The CEO of Transport Exchange Group (TEG) – the UK’s leading online logistics platform – has warned of surging demand for road transport services in December, and the wide-ranging effects it could have. 

The latest data from the TEG Road Transport Price Index reveals the average price-per-mile for haulage and courier vehicles has fallen 3.3 points since a record-high peak in September.

However, the road freight industry sees prices increasing between November and December annually due to growing demand. Prices in December are predicted to lift once again, following the price surge in 2021, which reached its highest level in September.

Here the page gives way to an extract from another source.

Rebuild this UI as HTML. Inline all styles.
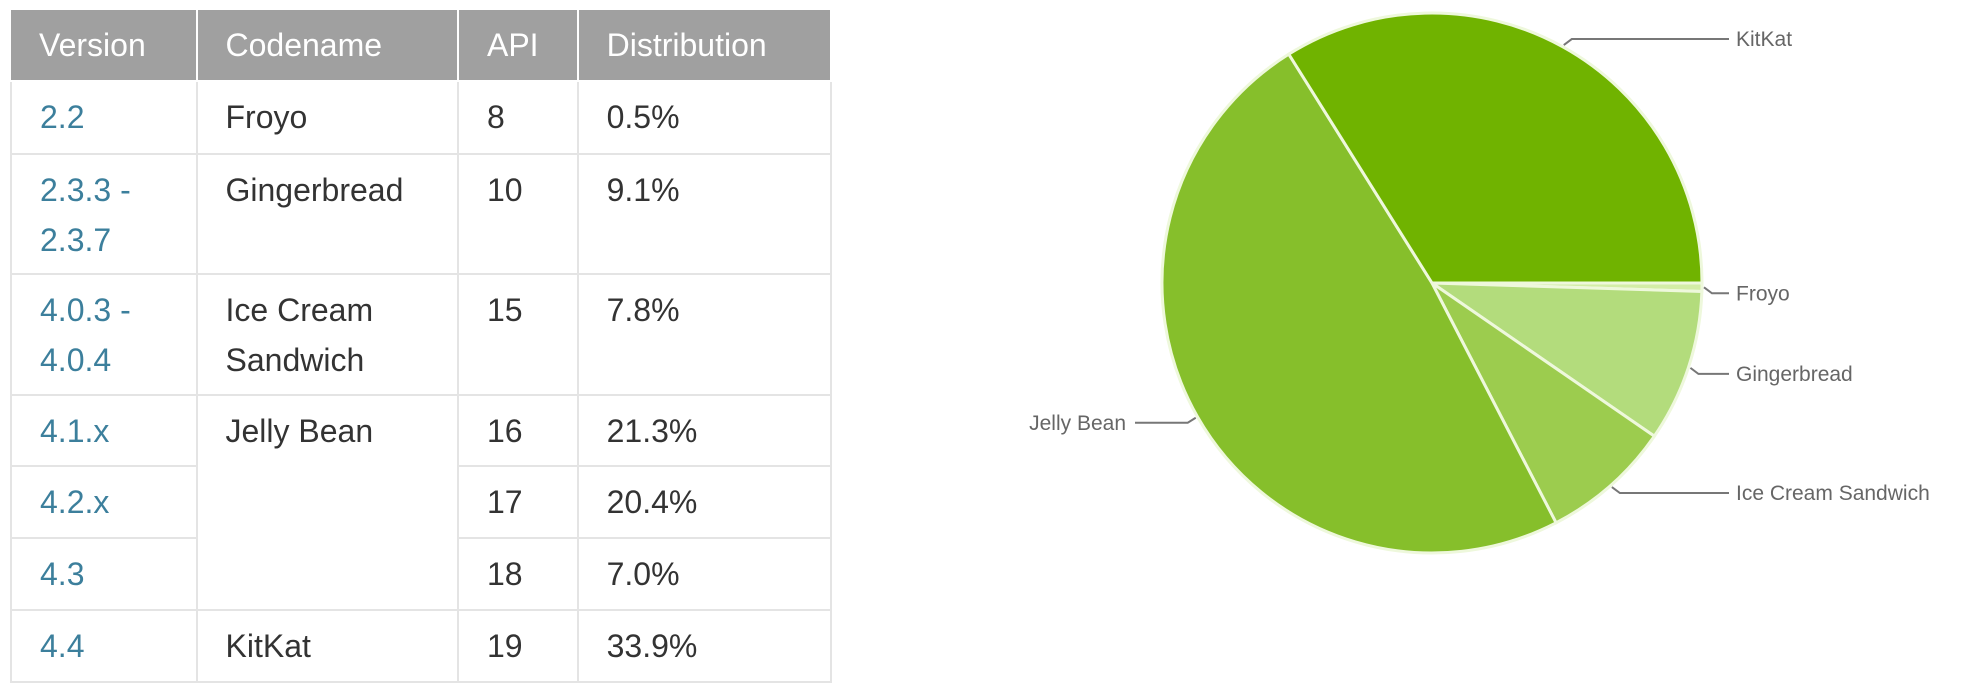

Analysing data from the TEG Road Transport Price Index, the average price-per-mile across UK courier and haulage vehicles spiked by 5.1 points from November to December 2019, and by 7.1 points from November to December 2020.

As well as demand, the price-per-mile has been pushed upwards by factors such as market capacity and underlying cost changes. 

The rise in demand has continued to be particularly prevalent in the haulage industry. In November, the price-per-mile for haulage vehicles was 11.1 points higher than that of courier vehicles. This continues a seven-month run of haulage vehicle inflation exceeding courier vehicle inflation , which began in April.

Limited profits, limited stock

High transport costs and supply chain issues have already hit retailer profits ahead of the festive period. According to recent ONS data, more than one in five businesses reported significant challenges in early November: either a lack of logistics equipment or hauliers to transport goods. 

The predicted price-per-mile increase across the haulage and courier sectors is set to squeeze high-street retailers’ Christmas profits further. Already, firms such as Next and AO are citing supply chain issues for anticipated sales shortfalls.

Consumers are also set to suffer, with less choice than usual when it comes to food and drink for Christmas. The Wine and Spirits Trade Association (WSTA) has warned of potential drink shortages during the festive period.

Lyall Cresswell, CEO of Transport Exchange Group, says:
“TEG is uniquely placed to analyse industry trends: it handles 10,000 freight transactions every day. The TEG Road Transport Price Index has been tracking over four million aggregated and anonymised transactions since January 2019, and analysis of this data reveals that a December spike in price-per-mile rates is highly likely.

“With Christmas being a period of extreme demand for haulage and courier services, further challenges remain, both for those working in the road freight industry and those who rely on them.”

“To meet demand, the government has announced a range of measures to support the industry, including making more HGV driving test slots available and a temporary visa scheme for drivers from abroad.” 

Kirsten Tisdale, director of logistics consultants Aricia Limited and Fellow of the Chartered Institute of Logistics & Transport, says:

“In the past two months, the TEG Road Transport Price Index has descended from its recent September high. Demand continues to be affected by various factors, but it does look as if prices are responding to increased capacity in the market, despite the continued rise in fuel prices, as more drivers have become available through a variety of recent industry and government responses.

“However, the logistics industry needs to ensure it retains these drivers through seasonal reduced demand in January and February. Only then can road freight rates continue to stabilise in 2022.”